The team who could devise the most innovative storytelling tool would win the $100 grand prize determined by a panel of three judges: Tim Bennett, Oprah’s former chief operations officer;  Doug Klein, managing director at Matchfire; and Lauren Rabaino, an executive director with Vox Media.

As a team, we brought our own unique ideas to the table. Our strongest card combination proved to be a mix of the consumer need of empathy and social community, augmented reality technology and the journalistic goal of serving the public interest. Our idea was an augmented reality app in which users can see computer-generated versions of objects described in a story. The idea was to increase the immersiveness of an online story to get audiences more engaged.

As a student reporter for Mustang News who is used to working independently, I enjoyed the collaborative aspect of the game and the seemingly unlimited possibilities for storytelling innovation in journalism. Now, more than ever, journalists are competing to tell the most compelling, informative and accurate stories — but who will win, and how will they do it? This challenge got us to push the boundaries of journalism and engage the audience.

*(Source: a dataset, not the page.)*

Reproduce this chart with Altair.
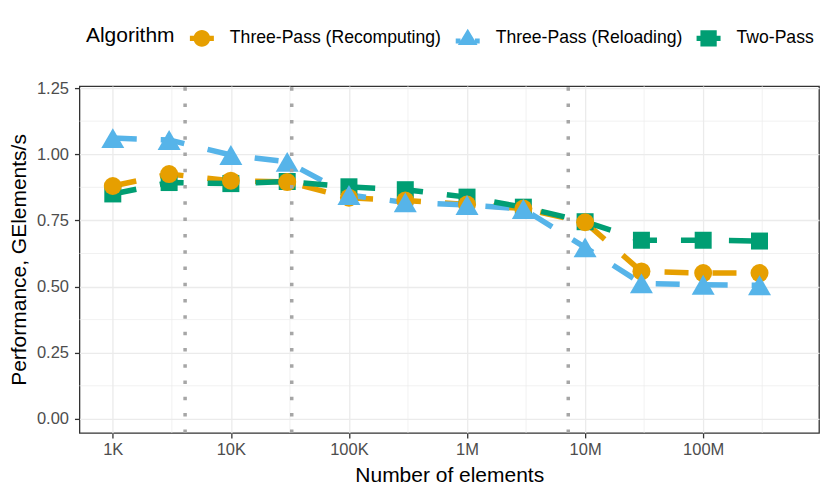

Journalism Innovation Challenge Winning Team 2017
The winning team, comprised of second year students 
Kelly Hobmann and Ashley Ladin and senior
Andrew Suarez, pitched an idea for
“pick your own adventure” VR news. 
Photo by Megan Schellong.

While my team did not win, I had a chance to sell an idea in front of my peers and gain insight into the start-up world. Everyone in the room was excited to make stories more immersive. They pitched incredible ideas, including a fact-checking app, a robot transcriber and a virtual reality app. I was impressed.

Journalism is buzzing with opportunities to push, expand and change the way reporters and news media organizations are telling stories. This challenge inspired me to start thinking about how to become more adaptable and forward-thinking as a journalist.